_SUPPLIED MATERIAL_:

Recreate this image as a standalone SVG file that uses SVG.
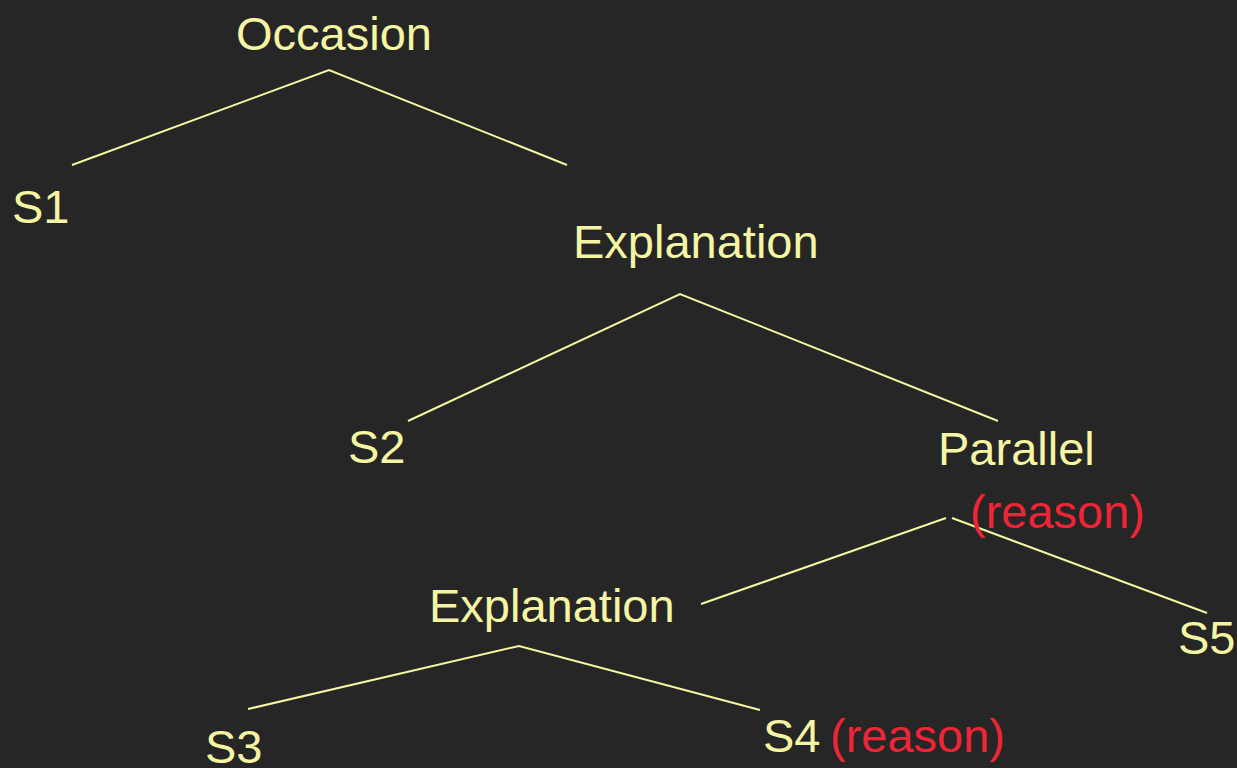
<svg xmlns="http://www.w3.org/2000/svg" width="1237" height="768" viewBox="0 0 1237 768">
<style>
.t{font-family:"Liberation Sans",Arial,sans-serif;font-size:47px;fill:#f5f5a3}
.r{font-family:"Liberation Sans",Arial,sans-serif;font-size:47px;fill:#ee2537}
.c{stroke:#f5f5a3;stroke-width:2;fill:none}
</style>
<rect width="1237" height="768" fill="#262626"/>
<g id="connectors">
<polyline class="c" points="72,165 329,70 567,165"/>
<polyline class="c" points="408,421 680,294 998,421"/>
<line class="c" x1="701" y1="604" x2="946" y2="518"/>
<line class="c" x1="952" y1="518" x2="1207" y2="613"/>
<polyline class="c" points="248,709 519,646 760,710"/>
</g>
<g id="occasion"><text class="t" x="236" y="50">Occasion</text></g>
<g id="s1"><text class="t" x="12" y="223">S1</text></g>
<g id="explanation1"><text class="t" x="573" y="258">Explanation</text></g>
<g id="s2"><text class="t" x="348" y="463">S2</text></g>
<g id="parallel"><text class="t" x="938" y="465">Parallel</text><text class="r" x="970" y="528">(reason)</text></g>
<g id="explanation2"><text class="t" x="429" y="622">Explanation</text></g>
<g id="s5"><text class="t" x="1178" y="654">S5</text></g>
<g id="s3"><text class="t" x="205" y="763">S3</text></g>
<g id="s4"><text class="t" x="763" y="752">S4</text><text class="r" x="830" y="752">(reason)</text></g>
</svg>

_BRIEF_:
Extract all the data above exactly, excluding every picture.

_ANSWER FOR THE TASK_:
Recreate this image as a standalone SVG file that uses SVG.
<svg xmlns="http://www.w3.org/2000/svg" width="1237" height="768" viewBox="0 0 1237 768">
<style>
.t{font-family:"Liberation Sans",Arial,sans-serif;font-size:47px;fill:#f5f5a3}
.r{font-family:"Liberation Sans",Arial,sans-serif;font-size:47px;fill:#ee2537}
.c{stroke:#f5f5a3;stroke-width:2;fill:none}
</style>
<rect width="1237" height="768" fill="#262626"/>
<g id="connectors">
<polyline class="c" points="72,165 329,70 567,165"/>
<polyline class="c" points="408,421 680,294 998,421"/>
<line class="c" x1="701" y1="604" x2="946" y2="518"/>
<line class="c" x1="952" y1="518" x2="1207" y2="613"/>
<polyline class="c" points="248,709 519,646 760,710"/>
</g>
<g id="occasion"><text class="t" x="236" y="50">Occasion</text></g>
<g id="s1"><text class="t" x="12" y="223">S1</text></g>
<g id="explanation1"><text class="t" x="573" y="258">Explanation</text></g>
<g id="s2"><text class="t" x="348" y="463">S2</text></g>
<g id="parallel"><text class="t" x="938" y="465">Parallel</text><text class="r" x="970" y="528">(reason)</text></g>
<g id="explanation2"><text class="t" x="429" y="622">Explanation</text></g>
<g id="s5"><text class="t" x="1178" y="654">S5</text></g>
<g id="s3"><text class="t" x="205" y="763">S3</text></g>
<g id="s4"><text class="t" x="763" y="752">S4</text><text class="r" x="830" y="752">(reason)</text></g>
</svg>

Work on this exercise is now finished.